HEX Guide
HEX is a blockchain-based cryptocurrency designed to function similarly to a traditional certificate of deposit (CD), but without relying on banks or centralized financial institutions. It was launched in 2019 by Richard Heart as a smart contract on the Ethereum, and later replicated on PulseChain. The core concept behind HEX is to reward users who lock their tokens for a predetermined period of time, encouraging long-term holding and reducing circulating supply.
The central feature of HEX is staking. Instead of simply holding tokens in a wallet, users can commit their HEX to the staking contract for a selected duration that can range from a single day to several years. During this time, the tokens are locked and cannot be moved or traded. In exchange for committing their tokens, the staking system issues rewards to participants in the form of newly minted HEX. The longer and larger the stake, the greater the share of rewards the user receives.

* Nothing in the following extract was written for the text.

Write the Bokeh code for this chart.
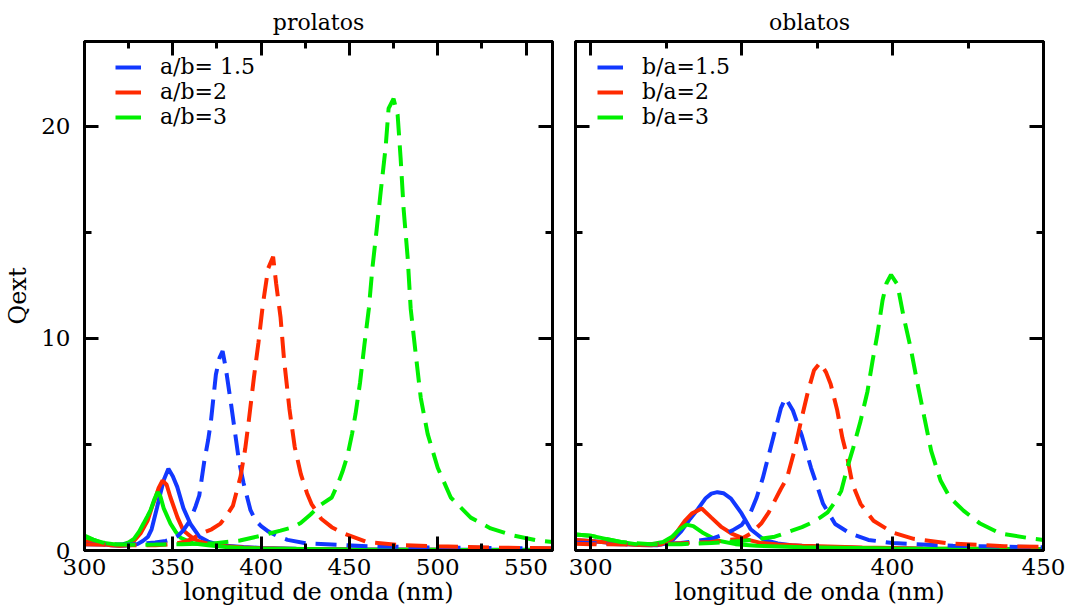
from bokeh.plotting import figure
from bokeh.models import (Legend, LegendItem, LinearAxis, SingleIntervalTicker,
                          Range1d, CustomJSTickFormatter)
from bokeh.layouts import row
from bokeh.embed import file_html
from bokeh.resources import INLINE

# ---------------- data : prolatos (left panel) ----------------
pro_b15_solid_x = [300, 305, 310, 315, 320, 325, 330, 333, 336, 338, 341, 343, 345, 347.5, 350, 352.5, 356, 360, 365, 370, 375, 380, 390, 400, 420, 450, 500, 565]
pro_b15_solid_y = [0.42, 0.36, 0.30, 0.25, 0.22, 0.24, 0.30, 0.45, 0.65, 1.0, 2.0, 2.7, 3.35, 3.85, 3.5, 3.0, 2.0, 1.25, 0.65, 0.42, 0.30, 0.22, 0.16, 0.12, 0.08, 0.06, 0.04, 0.03]

pro_b2_solid_x = [300, 305, 310, 315, 320, 324, 328, 331.7, 335.7, 338, 340.2, 342, 344.2, 346.5, 348.7, 352.7, 356, 361.8, 366, 370, 380, 390, 400, 420, 450, 500, 565]
pro_b2_solid_y = [0.45, 0.38, 0.30, 0.25, 0.22, 0.26, 0.45, 0.8, 1.4, 2.0, 2.5, 2.95, 3.3, 3.1, 2.5, 1.55, 0.94, 0.55, 0.40, 0.32, 0.20, 0.14, 0.11, 0.07, 0.05, 0.03, 0.02]

pro_b3_solid_x = [300, 305, 309, 316.5, 322, 325, 328, 331, 333.4, 335.5, 337.4, 339.5, 341.4, 343, 344.8, 348.7, 351.5, 354.4, 361.8, 370, 380, 390, 400, 450, 500, 565]
pro_b3_solid_y = [0.70, 0.52, 0.38, 0.30, 0.30, 0.38, 0.55, 0.9, 1.27, 1.6, 1.9, 2.4, 2.75, 2.55, 2.0, 1.27, 0.9, 0.6, 0.33, 0.25, 0.17, 0.12, 0.10, 0.05, 0.03, 0.02]

pro_b15_dash_x = [300, 310, 320, 330, 340, 346, 350, 353, 356, 360, 363, 365, 367.8, 370, 371.6, 374.4, 376.5, 378.2, 380, 383, 387.5, 390, 394, 397, 400, 404, 410, 415, 426, 440, 460, 500, 565]
pro_b15_dash_y = [0.30, 0.28, 0.27, 0.30, 0.38, 0.45, 0.55, 0.70, 0.95, 1.45, 2.1, 2.6, 4.2, 5.2, 6.1, 8.3, 9.1, 9.4, 8.6, 6.9, 4.2, 3.2, 1.9, 1.4, 1.15, 0.9, 0.65, 0.5, 0.33, 0.28, 0.20, 0.14, 0.10]

pro_b2_dash_x = [300, 320, 340, 350, 356, 361, 366, 372, 377, 380, 384, 388.4, 391, 393, 396, 398.5, 401, 404, 406.8, 408.5, 411, 413, 416, 419, 422.5, 426, 428.5, 434, 440, 447, 460, 480, 500, 530, 565]
pro_b2_dash_y = [0.30, 0.25, 0.25, 0.30, 0.40, 0.55, 0.80, 1.0, 1.27, 1.6, 2.1, 3.5, 4.8, 6.1, 8.2, 9.8, 11.6, 13.3, 13.85, 12.6, 11.0, 9.0, 6.7, 4.9, 3.6, 2.7, 2.2, 1.5, 1.1, 0.8, 0.4, 0.25, 0.2, 0.14, 0.10]

pro_b3_dash_x = [300, 305, 310, 318, 330, 340, 355, 373, 388, 400, 411, 418, 422.4, 428, 433.7, 440, 443.3, 446, 449, 451.5, 453.5, 456, 458.5, 461, 463, 465.4, 467.7, 470.5, 472.2, 475, 477.3, 479, 480.7, 483, 484.7, 487.5, 490.4, 494.3, 500, 507.4, 518.7, 530, 543, 556.6, 565]
pro_b3_dash_y = [0.65, 0.50, 0.38, 0.28, 0.27, 0.28, 0.30, 0.33, 0.47, 0.70, 0.94, 1.1, 1.3, 1.7, 2.15, 2.5, 3.1, 3.7, 4.5, 5.5, 6.45, 7.9, 9.7, 11.4, 13.3, 15.1, 16.9, 19.0, 20.85, 21.3, 20.55, 18.5, 16.1, 13.8, 11.4, 9.3, 7.2, 5.5, 3.9, 2.5, 1.55, 1.04, 0.70, 0.47, 0.40]

# ---------------- data : oblatos (right panel) ----------------
obl_b15_solid_x = [295, 300, 310, 316, 322, 325, 327, 330, 333, 335.5, 338, 340, 342, 344, 346.5, 350, 353, 357.5, 362, 366.5, 375, 390, 410, 450]
obl_b15_solid_y = [0.48, 0.45, 0.32, 0.26, 0.25, 0.33, 0.47, 0.9, 1.5, 1.95, 2.45, 2.68, 2.75, 2.7, 2.45, 1.75, 1.0, 0.5, 0.33, 0.25, 0.18, 0.12, 0.08, 0.05]

obl_b2_solid_x = [295, 300, 310, 316, 320, 323.5, 327, 328.9, 331.2, 333.5, 336.8, 340, 343.4, 346.7, 351, 356.6, 362, 370, 390, 410, 450]
obl_b2_solid_y = [0.5, 0.45, 0.32, 0.26, 0.25, 0.30, 0.55, 0.94, 1.4, 1.74, 1.98, 1.55, 1.1, 0.8, 0.55, 0.35, 0.28, 0.22, 0.14, 0.10, 0.06]

obl_b3_solid_x = [295, 300, 305, 310, 315, 320, 324, 327, 329.5, 331.8, 334, 337, 342, 348, 355, 370, 400, 450]
obl_b3_solid_y = [0.75, 0.70, 0.55, 0.40, 0.30, 0.30, 0.40, 0.65, 1.0, 1.22, 1.15, 0.85, 0.47, 0.30, 0.22, 0.15, 0.10, 0.06]

obl_b15_dash_x = [295, 300, 310, 320, 330, 340, 344, 347, 350, 353, 355, 357, 359, 361, 363, 364.5, 367, 370, 373, 377, 381, 386, 392, 400, 420, 450]
obl_b15_dash_y = [0.36, 0.35, 0.30, 0.28, 0.35, 0.55, 0.75, 0.95, 1.2, 1.8, 2.5, 3.4, 4.5, 5.6, 6.7, 7.2, 6.6, 5.4, 3.9, 2.2, 1.25, 0.8, 0.5, 0.35, 0.22, 0.15]

obl_b2_dash_x = [295, 300, 320, 340, 345, 350, 353, 356.5, 359, 361, 363, 365, 367.5, 370, 372, 374, 376, 378, 379.5, 381.7, 383.4, 385, 386.7, 389.4, 393.7, 400, 407, 419, 437, 450]
obl_b2_dash_y = [0.32, 0.30, 0.28, 0.40, 0.50, 0.55, 0.80, 1.27, 1.8, 2.35, 2.9, 3.4, 4.7, 6.3, 7.5, 8.5, 8.85, 8.4, 7.85, 6.6, 5.3, 4.4, 3.15, 2.2, 1.4, 0.85, 0.55, 0.33, 0.20, 0.17]

obl_b3_dash_x = [295, 300, 305, 310, 320, 330, 340, 350, 356, 361, 366, 370, 373, 376, 378.5, 381, 383, 385, 387, 389.4, 391.7, 393.4, 395, 396.7, 398, 399.5, 401.6, 403.7, 406, 408.3, 410.5, 412.8, 415.9, 419, 423.5, 429, 435.8, 446.7, 450]
obl_b3_dash_y = [0.75, 0.70, 0.55, 0.40, 0.30, 0.30, 0.35, 0.45, 0.55, 0.65, 0.9, 1.1, 1.3, 1.55, 1.8, 2.3, 2.8, 3.9, 4.85, 6.1, 7.5, 8.95, 10.2, 11.8, 12.6, 13.0, 12.55, 11.0, 9.55, 7.85, 6.3, 4.7, 3.3, 2.5, 1.88, 1.27, 0.8, 0.55, 0.50]

pro_labels = ["a/b= 1.5", "a/b=2", "a/b=3"]
obl_labels = ["b/a=1.5", "b/a=2", "b/a=3"]
panel_titles = ["prolatos", "oblatos"]
x_label = "longitud de onda (nm)"
y_label = "Qext"

FONT = "DejaVu Serif"
BLUE = "#1238ff"
RED = "#ff2a00"
GREEN = "#00f000"
LW = 4
DASH = "21 10"


def blank_formatter():
    return CustomJSTickFormatter(code="return '';")


def style_axis(ax, show_labels):
    ax.axis_line_width = 3
    ax.axis_line_color = "black"
    ax.major_tick_out = 0
    ax.minor_tick_out = 0
    ax.major_tick_in = 14
    ax.minor_tick_in = 7
    ax.major_tick_line_width = 3
    ax.minor_tick_line_width = 3
    ax.major_tick_line_color = "black"
    ax.minor_tick_line_color = "black"
    if show_labels:
        ax.major_label_text_font = FONT
        ax.major_label_text_font_size = "23px"
        ax.major_label_text_color = "black"
        ax.axis_label_text_font = FONT
        ax.axis_label_text_font_size = "24px"
        ax.axis_label_text_font_style = "normal"
        ax.axis_label_text_color = "black"
    else:
        ax.formatter = blank_formatter()
        ax.major_label_text_font_size = "1px"
        ax.major_label_standoff = 0


def make_panel(width, bl, br, xr, title, y_labels):
    p = figure(width=width, height=611, x_range=Range1d(*xr), y_range=Range1d(0, 24),
               output_backend="svg", toolbar_location=None,
               min_border_left=bl, min_border_right=br, min_border_top=41, min_border_bottom=61,
               title=title)
    p.grid.visible = False
    p.outline_line_color = "black"
    p.outline_line_width = 3
    p.outline_line_alpha = 1
    p.background_fill_color = "white"
    p.border_fill_color = "white"
    p.title.align = "center"
    p.title.text_font = FONT
    p.title.text_font_size = "22px"
    p.title.text_font_style = "normal"
    p.title.text_color = "black"
    p.title.standoff = 13

    p.xaxis.ticker = SingleIntervalTicker(interval=50, num_minor_ticks=2)
    p.yaxis.ticker = SingleIntervalTicker(interval=10, num_minor_ticks=2)
    style_axis(p.xaxis[0], True)
    p.xaxis[0].axis_label = x_label
    p.xaxis[0].major_label_standoff = 8
    p.xaxis[0].axis_label_standoff = 0
    if y_labels:
        style_axis(p.yaxis[0], True)
        p.yaxis[0].axis_label = y_label
        p.yaxis[0].major_label_standoff = 14
        p.yaxis[0].axis_label_standoff = 6
    else:
        style_axis(p.yaxis[0], False)

    top = LinearAxis(ticker=SingleIntervalTicker(interval=50, num_minor_ticks=2))
    style_axis(top, False)
    p.add_layout(top, "above")
    right = LinearAxis(ticker=SingleIntervalTicker(interval=10, num_minor_ticks=2))
    style_axis(right, False)
    p.add_layout(right, "right")
    return p


def add_series(p, sets, labels, loc):
    solid = []
    for (x, y), c in zip(sets[:3], [BLUE, RED, GREEN]):
        solid.append(p.line(x, y, line_color=c, line_width=LW))
    for (x, y), c in zip(sets[3:], [BLUE, RED, GREEN]):
        p.line(x, y, line_color=c, line_width=LW, line_dash=DASH)
    leg = Legend(items=[LegendItem(label=l, renderers=[r]) for l, r in zip(labels, solid)],
                 location=loc)
    leg.border_line_color = None
    leg.background_fill_alpha = 0
    leg.padding = 0
    leg.margin = 0
    leg.spacing = 0
    leg.glyph_width = 26
    leg.glyph_height = 22
    leg.label_height = 22
    leg.label_standoff = 19
    leg.label_text_font = FONT
    leg.label_text_font_size = "22px"
    leg.label_text_color = "black"
    p.add_layout(leg, "center")


p1 = make_panel(563, 84, 11, (300, 565), panel_titles[0], True)
add_series(p1, [(pro_b15_solid_x, pro_b15_solid_y), (pro_b2_solid_x, pro_b2_solid_y),
                (pro_b3_solid_x, pro_b3_solid_y), (pro_b15_dash_x, pro_b15_dash_y),
                (pro_b2_dash_x, pro_b2_dash_y), (pro_b3_dash_x, pro_b3_dash_y)],
           pro_labels, (31, 421))

p2 = make_panel(506, 12, 26, (295, 450), panel_titles[1], False)
add_series(p2, [(obl_b15_solid_x, obl_b15_solid_y), (obl_b2_solid_x, obl_b2_solid_y),
                (obl_b3_solid_x, obl_b3_solid_y), (obl_b15_dash_x, obl_b15_dash_y),
                (obl_b2_dash_x, obl_b2_dash_y), (obl_b3_dash_x, obl_b3_dash_y)],
           obl_labels, (22, 421))

layout = row(p1, p2, spacing=0)
open("out.html", "w").write(file_html(layout, INLINE))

The staking system operates using a share-based model. When a user creates a stake, their tokens are converted into “shares,” which determine their portion of the overall reward pool. The total number of shares across all stakers determines how rewards are distributed each day. This means that rewards are not fixed; they depend on the relationship between an individual stake and the total amount of HEX currently staked across the network.
HEX also includes a system of incentives and penalties designed to encourage commitment to the chosen staking period. If a stake is ended early, the user may lose a portion of their tokens and accumulated rewards. The longer the stake has remaining before maturity, the larger the potential penalty. On the other hand, stakes that complete their full duration receive the full reward and may receive bonuses tied to stake length or size.
Because HEX operates entirely through smart contracts, it does not rely on intermediaries such as banks, lending institutions, or custodians. All staking operations, reward calculations, and penalty rules are enforced automatically by the code deployed on the blockchain. This allows the system to function transparently and continuously without a central authority controlling the process.
Another defining aspect of HEX is its focus on long-term participation. Many users create stakes that last several years in order to maximize reward potential. As more tokens become locked in long-term stakes, the liquid supply available for trading decreases, which can influence market dynamics.
In simple terms, HEX is a cryptocurrency designed to reward users for committing their tokens to long-term staking. By combining blockchain automation with a time-lock incentive structure, it attempts to replicate the concept of interest-bearing deposits in a decentralized, programmable financial system.